● PROBLEM TO WORK ON: Reproduce the material below line by line, beginning with its first line and ending with the line that contains "-32), (90, -34)]"; leave out pictures.

● INFORMATION PROVIDED:
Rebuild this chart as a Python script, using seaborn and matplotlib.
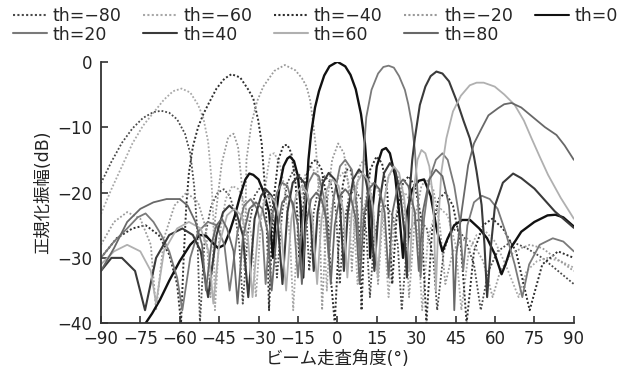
import matplotlib
matplotlib.use("Agg")
import matplotlib.pyplot as plt
import seaborn as sns
import pandas as pd

# steering angle labels (legend)
labels = ['th=\u221280', 'th=\u221260', 'th=\u221240', 'th=\u221220', 'th=0',
          'th=20', 'th=40', 'th=60', 'th=80']

# (scan angle [deg], normalized amplitude [dB])
th_m80 = [(-90, -18.6), (-86, -15.3), (-82, -12.4), (-78, -10.2), (-74, -8.6), (-70, -7.7), (-67, -7.5),
          (-64, -7.8), (-61, -8.8), (-58, -11), (-56, -14), (-54.5, -19), (-53.3, -26), (-52.3, -40),
          (-50.5, -27), (-48, -22), (-45.5, -20), (-43.2, -19.5), (-41, -20.5), (-39, -23), (-37.3, -28),
          (-36, -37), (-34, -26), (-31.5, -20.5), (-29, -19), (-26.5, -20), (-24.5, -24), (-23, -33),
          (-21, -23), (-19, -18.5), (-16.6, -16.5), (-14, -17.5), (-12, -22), (-10.7, -32), (-9, -23),
          (-7, -19), (-4.9, -17.5), (-2.5, -18.5), (-0.5, -23), (0.9, -34), (2.5, -25), (4.5, -20.5),
          (6.6, -19.5), (9, -21), (11, -26), (12.4, -36), (14, -27), (16, -23), (18.4, -22), (21, -23.5),
          (23, -28), (24.5, -38), (26.5, -28), (28.5, -25), (31, -24), (34, -25.5), (36.5, -30), (38, -38),
          (40.5, -29), (43, -26), (45.6, -25.5), (48.5, -27), (52, -31), (54.6, -38), (57.5, -32),
          (61, -29), (66.2, -27.5), (72, -28.5), (78, -30), (84, -32), (90, -34)]

th_m60 = [(-90, -23.3), (-86, -19.5), (-82, -16), (-78, -12.5), (-74, -9.8), (-70, -7.8), (-66, -5.8),
          (-62.5, -4.5), (-59.3, -4.1), (-56, -4.7), (-53, -6.6), (-51, -8.6), (-49.2, -12.2), (-48, -17.5),
          (-47.2, -24), (-46.6, -38), (-45, -27), (-42.5, -21), (-40, -19), (-37.5, -19.5), (-35, -22),
          (-32.5, -27), (-31, -36), (-29, -24), (-26.5, -16.5), (-25.5, -14.2), (-24, -14), (-22, -15.5),
          (-20, -19.5), (-18, -27), (-16.8, -38), (-15, -25), (-12.5, -17.5), (-10, -16), (-7.5, -17.5),
          (-5.5, -22.5), (-4, -35), (-2.5, -23), (0, -18), (2, -17), (4, -18), (6, -22.5), (7.7, -34),
          (9.5, -24), (11.5, -19.5), (13.5, -18.5), (15.5, -19.5), (17.5, -24), (19.5, -36), (21.5, -25),
          (23.5, -21), (25.7, -20), (28, -21.5), (30.5, -26), (32.3, -38), (34.5, -27), (37, -23.5),
          (39.3, -22.5), (42, -23.5), (45, -28), (47.2, -38), (50, -29), (53, -26.5), (56.5, -26),
          (60, -27.5), (64, -31), (69, -36), (72, -32), (76, -30.5), (80, -30), (85, -30.5), (90, -31.5)]

th_m40 = [(-90, -30), (-84, -27), (-78, -25.5), (-73, -25), (-68, -26.5), (-64, -29.5), (-61, -34),
          (-59.5, -40), (-58.5, -30), (-57.5, -22), (-56.5, -17), (-55, -13), (-53, -10), (-51, -8),
          (-49, -6.4), (-46, -4.1), (-43, -2.6), (-40.3, -1.9), (-37, -2.4), (-34, -4.2), (-32, -5.6),
          (-30.1, -9), (-28.8, -12.5), (-27.6, -19), (-26.6, -28), (-26, -38), (-24.5, -22), (-22.5, -15),
          (-20.5, -12.8), (-19, -12.7), (-17.5, -14), (-15.8, -19), (-14.5, -30), (-13.5, -24),
          (-11.5, -17), (-9.5, -15.3), (-8, -15), (-6, -16.5), (-4, -21), (-2.5, -33), (-1, -40),
          (0.5, -28), (2, -19), (3.3, -16.5), (5, -16.5), (7, -20), (8.5, -27), (9.2, -38), (10.5, -24),
          (12.5, -16.5), (14.9, -14.5), (17, -15.5), (19, -20), (20.9, -34), (22.5, -24), (25, -18.5),
          (27.2, -17.5), (29.5, -19), (32, -24), (33.9, -40), (36, -26), (38.5, -21), (41.1, -20),
          (44, -22), (47, -28), (49.2, -40), (52, -29), (55.5, -25), (59, -24), (63, -25.5), (68, -29),
          (73.2, -38), (78, -31), (84, -29), (90, -30)]

th_m20 = [(-90, -28), (-85, -24.5), (-80, -23), (-75, -24), (-71, -28), (-69, -38), (-66, -27),
          (-62, -22), (-57.4, -20), (-53, -21.5), (-50, -25.5), (-48.3, -36), (-46.5, -24), (-44, -15.5),
          (-41.5, -11.5), (-39.5, -11), (-37.8, -13), (-36.3, -19), (-35.3, -32), (-34.6, -15),
          (-32.7, -9.4), (-30.5, -6), (-28.2, -3.8), (-24, -1.4), (-20, -0.5), (-16, -1.3), (-13.5, -2.5),
          (-11.7, -3.8), (-10.3, -6), (-9.2, -9.4), (-8.2, -13), (-7.3, -18), (-6.5, -28), (-5.8, -38),
          (-4, -22), (-2, -15), (0.3, -12.5), (2.5, -14), (4.2, -19), (5.5, -32), (7, -21), (8.5, -16),
          (10, -15), (11.5, -16.5), (13.5, -22), (15.5, -34), (17.5, -22), (19.5, -17.5), (21, -16.5),
          (23, -17.5), (25.5, -22), (27.3, -36), (29.5, -24), (32, -19), (33.9, -18), (36.5, -19.5),
          (39, -25), (41.1, -34), (44, -29), (47, -27.5), (49.3, -27), (52, -28), (55.5, -30.5),
          (59.1, -36), (62, -32), (66, -29.5), (70, -28.5), (73.3, -28), (78, -28.5), (83, -30), (90, -32)]

th_0 = [(-75, -41), (-73, -40), (-70.5, -38.5), (-67.5, -36.4), (-64, -33.5), (-60, -30.5), (-56, -28),
        (-52.3, -26.5), (-50, -26.6), (-48, -27.5), (-45.4, -28.5), (-43, -28), (-41, -26), (-39, -23.5),
        (-37, -20.5), (-35, -18), (-33.5, -17.1), (-32, -17.3), (-30, -18), (-28, -20), (-26, -23),
        (-24.5, -30), (-23.5, -24), (-22, -19), (-20.5, -16), (-19, -14.8), (-18, -14.5), (-16.5, -15.2),
        (-15, -17.5), (-14, -22), (-13, -33), (-12, -22), (-11, -15), (-10, -11), (-8.5, -7), (-7, -4.5),
        (-5, -2.1), (-3, -0.7), (0, 0), (3, -0.7), (5, -2), (7, -4.2), (9, -8), (10.5, -12.5),
        (11.5, -18), (12.5, -30), (13.5, -22), (15, -16), (17, -13.5), (18.5, -13.2), (20, -14),
        (22, -17.5), (23.5, -23), (25, -30), (26.5, -23), (28.5, -19.5), (31, -18.2), (33, -18),
        (35.5, -20.5), (38, -26), (40, -29), (42, -27), (44.5, -25), (47.5, -24.2), (50.5, -24.2),
        (54, -25.5), (57, -27), (60, -29.5), (62.5, -32.5), (64, -31), (66, -28.5), (70, -26),
        (75, -24.5), (80, -23.5), (83, -23.4), (86, -23.8), (90, -25.2)]

th_20 = [(-90, -30), (-85, -27.5), (-80, -25.5), (-76, -23.8), (-73, -23.2), (-70, -24.5), (-67, -26.5),
         (-64, -29), (-61, -33), (-59, -38), (-56, -30), (-53, -26), (-49.3, -24.5), (-46, -25),
         (-43, -28), (-41, -35), (-38, -26), (-35.5, -22), (-33, -21), (-30.5, -22.5), (-28.5, -26),
         (-27.3, -34), (-25.5, -25), (-23, -20), (-21, -18.5), (-19, -19), (-17, -22), (-15, -33),
         (-13, -23), (-11, -18.5), (-9, -17), (-7, -17.5), (-5, -21), (-3.3, -30), (-1.5, -21), (1, -16),
         (3, -15), (5.5, -16.5), (7.3, -22), (8.5, -30), (9.5, -20), (10.2, -13), (11, -8.5), (13, -4.3),
         (15.5, -1.8), (17.5, -0.8), (19.5, -0.6), (21.5, -0.9), (23.5, -2.2), (25.7, -4.3), (27, -6.5),
         (28.3, -9.4), (29.5, -13.5), (30.7, -21), (31.7, -33), (33, -24), (35, -18), (37.5, -15),
         (40, -14), (42, -15), (44.5, -19), (46.5, -24), (47.9, -32), (49.5, -25), (52, -21.5),
         (55, -20.5), (58, -21), (61, -22.5), (64, -26), (67.5, -31), (70.4, -36), (73, -31), (77, -28),
         (82, -27), (86, -27.5), (90, -29)]

th_40 = [(-90, -32), (-86, -30), (-82, -30), (-77, -32), (-73.2, -38), (-69, -30), (-64, -26.5),
         (-59, -25.5), (-55, -26.5), (-52, -29), (-49.2, -36), (-46, -26.5), (-43.5, -23), (-41.1, -22),
         (-38.5, -23), (-36, -26.5), (-33.9, -36), (-31.5, -24), (-29, -20.5), (-27.2, -19.5),
         (-25, -20.5), (-22.8, -24), (-20.9, -34), (-19, -23), (-17, -18.5), (-14.9, -17.5),
         (-12.5, -18.5), (-10.5, -22), (-9, -32), (-7.5, -23), (-5.5, -18.5), (-3.3, -17), (-1, -18),
         (1, -22), (2.5, -32), (4, -23), (6, -18), (8.2, -16.5), (10.5, -17.5), (12.5, -21.5),
         (14.1, -32), (15.8, -22), (17.8, -17), (20, -15.5), (22, -16.5), (24, -20.5), (25.5, -26),
         (26.5, -33), (27.5, -20), (28.5, -15), (29.5, -11.7), (31.4, -6.6), (33.5, -3.8), (35.5, -2.2),
         (37.7, -1.5), (40, -1.8), (42.5, -3), (46, -6.6), (48, -9), (50.4, -11.7), (52, -14.5),
         (53, -16.8), (54.9, -21.9), (56, -28), (57, -36), (58.5, -28), (60, -22), (63, -18.5),
         (66.9, -17.1), (70, -17.8), (75, -19.4), (82.8, -22.9), (90, -25.4)]

th_60 = [(-90, -31), (-85, -29), (-80, -28), (-75, -29), (-71, -32), (-69, -37), (-66, -29),
         (-61, -25.5), (-56.5, -24.5), (-52, -25.5), (-49, -29), (-47.2, -37), (-45, -28), (-42, -23.5),
         (-39.3, -22.5), (-36.5, -23.5), (-34, -27), (-32.3, -36), (-30, -25), (-27.5, -21),
         (-25.7, -20.5), (-23.5, -21.5), (-21.5, -25), (-19.5, -35), (-17.5, -24), (-15.5, -20),
         (-13.5, -19), (-11.5, -20), (-9.5, -24), (-7.7, -34), (-6, -24), (-4, -19.5), (-1.9, -18),
         (0.5, -19), (2.3, -23), (3.8, -33), (5.5, -23), (7.5, -18.5), (9.6, -17), (11.5, -18),
         (13.5, -22), (15.4, -33), (17, -23), (19.5, -17.5), (21.5, -16), (23.5, -17), (25.5, -21),
         (27.5, -32), (29, -20), (30.5, -15), (32, -13.5), (33.5, -14), (35, -16), (36.5, -21),
         (37.5, -35), (38.5, -24), (39.6, -16.8), (41.5, -11.7), (44, -7.6), (47, -5.2), (50.4, -3.6),
         (53, -3.2), (55.7, -3.2), (59.9, -3.8), (63.5, -5), (67.5, -6.6), (71, -9), (73.9, -11.7),
         (77, -14.5), (80.2, -17.3), (85, -20.8), (90, -24)]

th_80 = [(-90, -32), (-85, -28.5), (-80, -24.5), (-75, -22.5), (-70, -21.5), (-65, -21), (-60, -21),
         (-57, -22), (-54, -24.5), (-51.5, -28), (-50, -35), (-48, -28), (-46, -25), (-44, -24),
         (-42, -25.5), (-39.5, -29), (-38, -37), (-36, -27), (-33.5, -22.5), (-31, -21.5), (-28.5, -22.5),
         (-26.5, -26), (-25, -35), (-23, -26), (-21, -21.5), (-19, -20.5), (-17, -21.5), (-15, -25),
         (-13.5, -34), (-12, -25), (-10, -21), (-8, -20), (-6, -21), (-4, -24.5), (-2.5, -34), (-1, -25),
         (1, -20.5), (3, -19.5), (5, -20.5), (7, -24), (8.5, -34), (10, -24), (12, -19.5), (14, -18.5),
         (16, -19.5), (18, -23), (19.5, -33), (21, -23), (23, -19), (25, -18), (27, -19), (29.5, -23),
         (31, -32), (32.5, -23), (35, -18), (37.5, -16.5), (40, -17.5), (42.5, -22), (44, -30),
         (44.5, -38), (45.3, -29.6), (47.3, -22.9), (49.8, -15.8), (52, -12.5), (54.9, -10.2),
         (57.5, -8.2), (61.2, -7.1), (63.5, -6.5), (66.3, -6.3), (70, -7), (75.1, -8.7), (79, -10),
         (83.4, -11.2), (86.5, -12.8), (90, -15)]

curves = [th_m80, th_m60, th_m40, th_m20, th_0, th_20, th_40, th_60, th_80]

rows = []
for lab, pts in zip(labels, curves):
    for a, v in pts:
        rows.append({'angle': a, 'amp': v, 'th': lab})
df = pd.DataFrame(rows)

palette = dict(zip(labels, ['#4a4a4a', '#a8a8a8', '#2e2e2e', '#9a9a9a', '#111111',
                            '#7a7a7a', '#3a3a3a', '#b0b0b0', '#686868']))
dashes = dict(zip(labels, [(1, 1.1)] * 4 + [''] * 5))
widths = dict(zip(labels, [1.3, 1.3, 1.4, 1.3, 1.7, 1.3, 1.5, 1.3, 1.3]))

sns.set_style('ticks')
plt.rcParams['font.family'] = ['DejaVu Sans', 'Noto Sans CJK JP']

fig = plt.figure(figsize=(6.19, 3.72), dpi=100)
ax = fig.add_axes([0.163, 0.131, 0.764, 0.703])

sns.lineplot(data=df, x='angle', y='amp', hue='th', style='th', hue_order=labels, style_order=labels,
             palette=palette, dashes=dashes, estimator=None, sort=False, ax=ax, legend=True)
for lab, line in zip(labels, ax.lines):
    line.set_linewidth(widths[lab])

ax.set_xlim(-90, 90)
ax.set_ylim(-40, 0)
ax.set_xticks(range(-90, 91, 15))
ax.set_yticks(range(-40, 1, 10))
ax.tick_params(direction='in', length=5, width=1.1, labelsize=12, colors='#222222')
ax.tick_params(axis='x', pad=5)
ax.tick_params(axis='y', pad=6)
for s in ['top', 'right']:
    ax.spines[s].set_visible(False)
for s in ['left', 'bottom']:
    ax.spines[s].set_linewidth(1.3)
    ax.spines[s].set_color('#333333')
ax.set_xlabel('ビーム走査角度(°)', fontsize=12.5, labelpad=1, color='#222222')
ax.set_ylabel('正規化振幅(dB)', fontsize=12.5, labelpad=4, color='#222222')

handles, labs = ax.get_legend_handles_labels()
ax.get_legend().remove()
order = [0, 5, 1, 6, 2, 7, 3, 8, 4]
fig.legend([handles[i] for i in order], [labs[i] for i in order], ncol=5, loc='upper left',
           bbox_to_anchor=(0.004, 1.01), frameon=False, fontsize=12.5, handlelength=1.95,
           handletextpad=0.35, columnspacing=1.25, labelspacing=0.05, borderaxespad=0.2)

fig.savefig('out.png', dpi=100)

● FINISHED ANSWER:
Rebuild this chart as a Python script, using seaborn and matplotlib.
import matplotlib
matplotlib.use("Agg")
import matplotlib.pyplot as plt
import seaborn as sns
import pandas as pd

# steering angle labels (legend)
labels = ['th=\u221280', 'th=\u221260', 'th=\u221240', 'th=\u221220', 'th=0',
          'th=20', 'th=40', 'th=60', 'th=80']

# (scan angle [deg], normalized amplitude [dB])
th_m80 = [(-90, -18.6), (-86, -15.3), (-82, -12.4), (-78, -10.2), (-74, -8.6), (-70, -7.7), (-67, -7.5),
          (-64, -7.8), (-61, -8.8), (-58, -11), (-56, -14), (-54.5, -19), (-53.3, -26), (-52.3, -40),
          (-50.5, -27), (-48, -22), (-45.5, -20), (-43.2, -19.5), (-41, -20.5), (-39, -23), (-37.3, -28),
          (-36, -37), (-34, -26), (-31.5, -20.5), (-29, -19), (-26.5, -20), (-24.5, -24), (-23, -33),
          (-21, -23), (-19, -18.5), (-16.6, -16.5), (-14, -17.5), (-12, -22), (-10.7, -32), (-9, -23),
          (-7, -19), (-4.9, -17.5), (-2.5, -18.5), (-0.5, -23), (0.9, -34), (2.5, -25), (4.5, -20.5),
          (6.6, -19.5), (9, -21), (11, -26), (12.4, -36), (14, -27), (16, -23), (18.4, -22), (21, -23.5),
          (23, -28), (24.5, -38), (26.5, -28), (28.5, -25), (31, -24), (34, -25.5), (36.5, -30), (38, -38),
          (40.5, -29), (43, -26), (45.6, -25.5), (48.5, -27), (52, -31), (54.6, -38), (57.5, -32),
          (61, -29), (66.2, -27.5), (72, -28.5), (78, -30), (84, -32), (90, -34)]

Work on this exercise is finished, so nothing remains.